У некоторых людей ещё в детстве формируется расщепление на надеющееся «я» и «я» травмированное, и каждое из них выступает в отношениях в определённый момент. Например, у девочки была слишком жестокая или отвергающая мать, с которой у неё не сложилось крепкой привязанности. Тогда ребёнок постоянно переживает, что с матерью что-то случится, что она не даст ему достаточно любви или тепла, что отношения с ней очень нестабильны. Он постоянно стремится эти отношения укрепить.

Он начинает ловить мелкие знаки внимания, настроение, пытается подстроиться под мать, каким-то образом ей угодить. В этот момент, если она даёт ему тепло и принятие, его психика расцветает. Он впитывает эти крохи тепла, как сухая почва дождь.

Или у ребёнка был агрессивный или выпивающий отец, который никогда с ним не разговаривал, не обращал на него никакого внимания. Однажды он пришёл в хорошем настроении, не выпивший, и сказал сыну или дочери что-то приятное. Ребёнок очень благодарен, и в этот момент его надеющееся «я» расцветает. В другие моменты он чувствует напряжение, нехватку эмоционально тепла, даже угрозу себе. Просыпается другая его личность — раненое «я», травмированное.

Если в детстве человек пережил отношения, которые способствовали расщеплению его психики на раненое «я» и надеющееся «я», то в будущем он снова начинает проигрывать эту ситуацию. Но уже в отношениях с партнёром.
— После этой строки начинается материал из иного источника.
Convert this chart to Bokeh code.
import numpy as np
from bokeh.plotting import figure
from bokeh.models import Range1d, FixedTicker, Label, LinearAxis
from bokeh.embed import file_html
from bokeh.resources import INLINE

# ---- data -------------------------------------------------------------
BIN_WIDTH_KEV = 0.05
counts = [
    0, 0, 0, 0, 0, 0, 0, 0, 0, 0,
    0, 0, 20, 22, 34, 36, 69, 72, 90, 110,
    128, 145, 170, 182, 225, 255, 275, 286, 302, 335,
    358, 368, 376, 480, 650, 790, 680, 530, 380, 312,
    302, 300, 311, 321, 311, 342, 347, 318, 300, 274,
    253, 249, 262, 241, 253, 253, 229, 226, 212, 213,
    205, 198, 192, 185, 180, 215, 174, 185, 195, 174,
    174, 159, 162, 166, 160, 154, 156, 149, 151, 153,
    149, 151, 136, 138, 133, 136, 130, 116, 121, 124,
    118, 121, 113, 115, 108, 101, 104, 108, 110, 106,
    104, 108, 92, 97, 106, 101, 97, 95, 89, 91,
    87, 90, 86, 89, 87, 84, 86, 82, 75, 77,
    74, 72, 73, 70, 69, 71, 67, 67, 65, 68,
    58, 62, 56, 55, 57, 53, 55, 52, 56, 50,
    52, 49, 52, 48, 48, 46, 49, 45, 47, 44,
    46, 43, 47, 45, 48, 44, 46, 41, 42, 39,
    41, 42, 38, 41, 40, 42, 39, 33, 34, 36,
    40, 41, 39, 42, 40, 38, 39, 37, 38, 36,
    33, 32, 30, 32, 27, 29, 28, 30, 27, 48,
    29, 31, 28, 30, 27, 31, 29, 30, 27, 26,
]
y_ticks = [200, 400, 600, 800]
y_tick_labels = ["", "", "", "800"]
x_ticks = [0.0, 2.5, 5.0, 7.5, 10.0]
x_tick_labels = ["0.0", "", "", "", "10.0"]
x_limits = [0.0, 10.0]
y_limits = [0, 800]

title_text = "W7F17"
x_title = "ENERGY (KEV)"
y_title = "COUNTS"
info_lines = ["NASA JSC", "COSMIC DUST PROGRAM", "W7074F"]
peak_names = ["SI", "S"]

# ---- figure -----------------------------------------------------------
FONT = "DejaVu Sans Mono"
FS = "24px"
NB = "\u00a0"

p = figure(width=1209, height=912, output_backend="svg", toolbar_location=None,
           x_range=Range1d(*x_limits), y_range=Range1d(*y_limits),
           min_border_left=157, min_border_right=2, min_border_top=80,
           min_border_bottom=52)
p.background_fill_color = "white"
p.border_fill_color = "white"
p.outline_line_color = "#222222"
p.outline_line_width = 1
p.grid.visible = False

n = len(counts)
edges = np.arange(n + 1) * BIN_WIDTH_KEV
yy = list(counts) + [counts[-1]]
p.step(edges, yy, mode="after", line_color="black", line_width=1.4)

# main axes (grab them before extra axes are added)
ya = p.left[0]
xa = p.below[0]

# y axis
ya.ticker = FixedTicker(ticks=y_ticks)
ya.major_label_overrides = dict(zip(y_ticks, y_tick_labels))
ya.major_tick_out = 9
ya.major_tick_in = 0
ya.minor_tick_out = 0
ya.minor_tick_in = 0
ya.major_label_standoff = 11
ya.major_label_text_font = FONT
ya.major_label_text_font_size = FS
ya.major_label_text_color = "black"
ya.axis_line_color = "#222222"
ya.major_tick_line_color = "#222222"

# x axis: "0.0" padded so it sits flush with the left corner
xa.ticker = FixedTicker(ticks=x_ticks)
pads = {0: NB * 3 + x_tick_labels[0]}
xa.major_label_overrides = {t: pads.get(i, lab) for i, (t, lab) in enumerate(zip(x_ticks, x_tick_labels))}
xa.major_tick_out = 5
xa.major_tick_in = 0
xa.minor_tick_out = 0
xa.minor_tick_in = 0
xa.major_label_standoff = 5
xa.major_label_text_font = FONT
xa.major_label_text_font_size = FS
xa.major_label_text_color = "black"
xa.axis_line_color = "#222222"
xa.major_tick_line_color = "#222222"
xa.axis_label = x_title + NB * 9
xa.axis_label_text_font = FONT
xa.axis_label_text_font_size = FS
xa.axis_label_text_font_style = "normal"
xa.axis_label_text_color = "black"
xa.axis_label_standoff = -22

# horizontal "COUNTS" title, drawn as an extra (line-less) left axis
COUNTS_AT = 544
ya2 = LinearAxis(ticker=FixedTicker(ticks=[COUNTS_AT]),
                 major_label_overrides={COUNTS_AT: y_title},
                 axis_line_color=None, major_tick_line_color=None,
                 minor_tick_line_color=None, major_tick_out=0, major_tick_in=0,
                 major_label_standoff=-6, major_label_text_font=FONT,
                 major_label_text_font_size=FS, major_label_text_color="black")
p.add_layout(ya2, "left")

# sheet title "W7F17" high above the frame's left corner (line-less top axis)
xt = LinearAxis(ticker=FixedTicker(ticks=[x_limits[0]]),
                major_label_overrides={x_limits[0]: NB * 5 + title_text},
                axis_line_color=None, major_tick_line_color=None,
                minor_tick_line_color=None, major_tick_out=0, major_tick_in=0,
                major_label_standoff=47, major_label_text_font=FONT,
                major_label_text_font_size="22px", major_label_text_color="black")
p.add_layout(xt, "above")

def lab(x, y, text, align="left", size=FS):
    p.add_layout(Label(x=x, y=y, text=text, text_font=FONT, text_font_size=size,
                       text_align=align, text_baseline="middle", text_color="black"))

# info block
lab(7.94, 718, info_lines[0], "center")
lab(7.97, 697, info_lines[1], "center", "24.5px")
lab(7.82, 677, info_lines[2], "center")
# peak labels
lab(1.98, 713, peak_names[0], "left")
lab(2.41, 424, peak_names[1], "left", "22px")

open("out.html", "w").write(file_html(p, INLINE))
Пережитое в детстве насилие, даже психологическое, способствует снижению самооценки, порождает отсутствие веры в себя и свои силы, зависимость от партнёра. Человек постоянно ищет хотя бы крохи эмоционального тепла. Ему вполне достаточно того минимума в период «медового месяца», который даёт агрессор.
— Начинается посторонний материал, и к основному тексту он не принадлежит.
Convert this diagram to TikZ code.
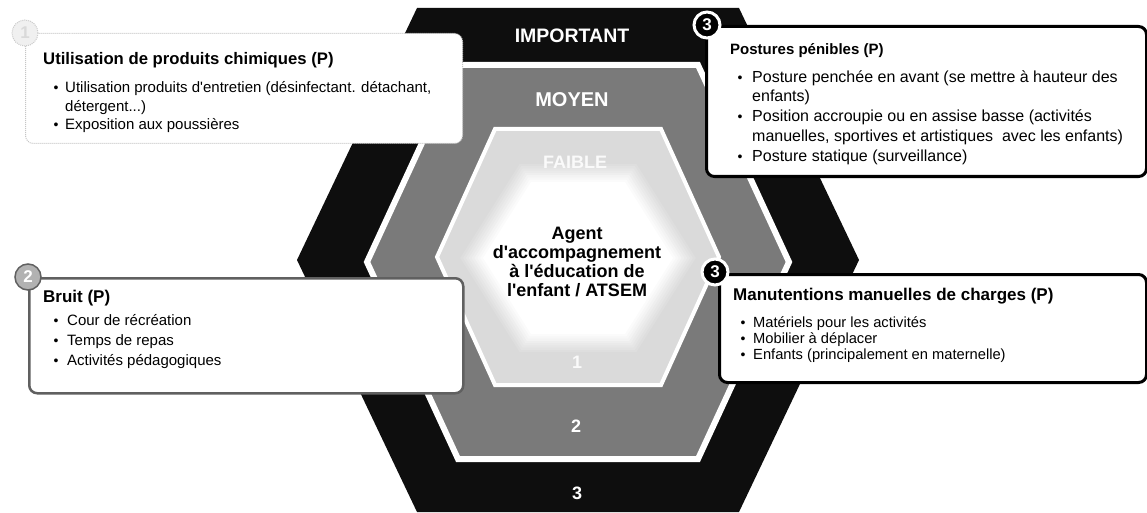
\documentclass[tikz,border=0pt]{standalone}
\usepackage{fontspec}
\setmainfont{Liberation Sans}[Ligatures=TeXOff]
\definecolor{outerband}{RGB}{14,14,14}
\definecolor{midband}{RGB}{122,122,122}
\definecolor{lightband}{RGB}{218,218,218}
\definecolor{noiseframe}{RGB}{96,96,96}
% hexagon with flat top and bottom: style, centre x, centre y,
% half width of the flat edges, half width at the side corners, half height
\newcommand\hexband[6]{%
  \path[#1] ({#2-#4},{#3-#6}) -- ({#2+#4},{#3-#6}) -- ({#2+#5},#3)
    -- ({#2+#4},{#3+#6}) -- ({#2-#4},{#3+#6}) -- ({#2-#5},#3) -- cycle;}
\newcommand\fs[1]{\fontsize{#1}{#1}\selectfont}
\begin{document}
\begin{tikzpicture}[x=1pt,y=-1pt,
  lvl/.style={anchor=base, inner sep=0pt, text=white, font=\bfseries\fs{19.5}},
  ctr/.style={anchor=base, inner sep=0pt, font=\bfseries\fs{18}},
  card/.style={fill=white, rounded corners=8pt, anchor=north west, inner sep=0pt},
  badge/.style={circle, minimum size=26pt, inner sep=0pt, text=white, font=\bfseries\fs{17}},
  ttl/.style={anchor=base west, inner sep=0pt},
  itm/.style={anchor=base west, inner sep=0pt},
  dot/.style={anchor=base, inner sep=0pt, font=\fs{14}},
]
\useasboundingbox (0,0) rectangle (1147,513);
\fill[white] (0,0) rectangle (1147,513);

% level bands
\hexband{fill=outerband}{578}{260}{161}{281}{252}
\hexband{fill=midband, draw=white, line width=6pt}{578}{262}{120}{211}{197}
\hexband{fill=lightband, draw=white, line width=4pt}{578}{257}{83}{141}{128}
% soft white core
\foreach \s in {1.24,1.21,...,0.99}{%
  \pgfmathtruncatemacro\c{max(0,(\s-1)/0.24*90)}%
  \hexband{fill=lightband!\c!white}{578}{258}{47*\s}{95*\s}{76*\s}}

% level labels
\node[lvl] (important) at (572,43) {IMPORTANT};
\node[lvl, font=\bfseries\fs{20}] (moyen) at (572,107) {MOYEN};
\node[lvl, font=\bfseries\fs{18}, text=white!96!gray] (faible) at (575,168) {FAIBLE};
\node[lvl, font=\bfseries\fs{18}, text=white!96!gray] (n1) at (577,368) {1};
\node[lvl, font=\bfseries\fs{18}] (n2) at (576,432) {2};
\node[lvl, font=\bfseries\fs{18}] (n3) at (577,499) {3};

% job title in the centre
\node[ctr] (c1) at (577,239) {Agent};
\node[ctr] (c2) at (577,258) {d'accompagnement};
\node[ctr] (c3) at (577,277) {à l'éducation de};
\node[ctr] (c4) at (577,296) {l'enfant / ATSEM};

% risk cards
\node[card, draw=gray!45, densely dotted, line width=1pt,
      minimum width=437pt, minimum height=110pt] (chem) at (25,33) {};
\node[card, draw=noiseframe, line width=2.5pt,
      minimum width=434pt, minimum height=115pt] (bruit) at (28,277) {};
\node[card, draw=black, line width=3pt,
      minimum width=440pt, minimum height=150pt] (post) at (705,25) {};
\node[card, draw=black, line width=3pt,
      minimum width=427pt, minimum height=108pt] (manu) at (718,273) {};

% score badges on the card corners
\node[badge, fill=gray!12, draw=gray!40, densely dotted, line width=1pt, text=gray!30] (b1) at (chem.north west) {1};
\node[badge, fill=gray!60, draw=noiseframe, line width=1.5pt] (b2) at (bruit.north west) {2};
\node[badge, fill=black, draw=white, line width=3pt] (b3) at ([shift={(2,0)}]post.north west) {3};
\node[badge, fill=black, draw=white, line width=3pt] (b4) at ([shift={(-3,-1)}]manu.north west) {3};

% chemical products
\node[ttl, font=\bfseries\fs{16.7}] (chemt) at (43,65) {Utilisation de produits chimiques (P)};
\begin{scope}[every node/.append style={font=\fs{15}}]
\node[dot] at (56,93) {\textbullet};
\node[itm] (chem1) at (65,93) {Utilisation produits d'entretien (désinfectant. détachant,};
\node[itm] (chem1b) at (65,112) {détergent...)};
\node[dot] at (56,130) {\textbullet};
\node[itm] (chem2) at (65,130) {Exposition aux poussières};
\end{scope}

% noise
\node[ttl, font=\bfseries\fs{17}] (bruitt) at (43,302) {Bruit (P)};
\begin{scope}[every node/.append style={font=\fs{15}}]
\node[dot] at (56,325) {\textbullet};
\node[itm] (bruit1) at (67,325) {Cour de récréation};
\node[dot] at (56,345) {\textbullet};
\node[itm] (bruit2) at (67,345) {Temps de repas};
\node[dot] at (56,365) {\textbullet};
\node[itm] (bruit3) at (67,365) {Activités pédagogiques};
\end{scope}

% postures
\node[ttl, font=\bfseries\fs{15}] (postt) at (730,55) {Postures pénibles (P)};
\begin{scope}[every node/.append style={font=\fs{16}}]
\node[dot] at (740,83) {\textbullet};
\node[itm] (post1) at (752,83) {Posture penchée en avant (se mettre à hauteur des};
\node[itm] (post1b) at (752,102) {enfants)};
\node[dot] at (740,122) {\textbullet};
\node[itm] (post2) at (752,122) {Position accroupie ou en assise basse (activités};
\node[itm] (post2b) at (752,142) {manuelles, sportives et artistiques\ \ avec les enfants)};
\node[dot] at (740,162) {\textbullet};
\node[itm] (post3) at (752,162) {Posture statique (surveillance)};
\end{scope}

% manual handling
\node[ttl, font=\bfseries\fs{17}] (manut) at (733,300) {Manutentions manuelles de charges (P)};
\begin{scope}[every node/.append style={font=\fs{14.7}}]
\node[dot] at (743,327) {\textbullet};
\node[itm] (manu1) at (753,327) {Matériels pour les activités};
\node[dot] at (743,343) {\textbullet};
\node[itm] (manu2) at (753,343) {Mobilier à déplacer};
\node[dot] at (743,359) {\textbullet};
\node[itm] (manu3) at (753,359) {Enfants (principalement en maternelle)};
\end{scope}
\end{tikzpicture}
\end{document}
У него включается надеющееся «я», и он верит, что так будет и дальше. Он как бы регрессирует и становится тем ребёнком, который надеется, что отец будет к нему добр или мать даст ему своё тепло. Психика будто пытается повторить ситуацию из детства и её переиграть. Но парадокс в том, что переигрывание происходит с партнёром, готовым к агрессии или не способным дать это тепло.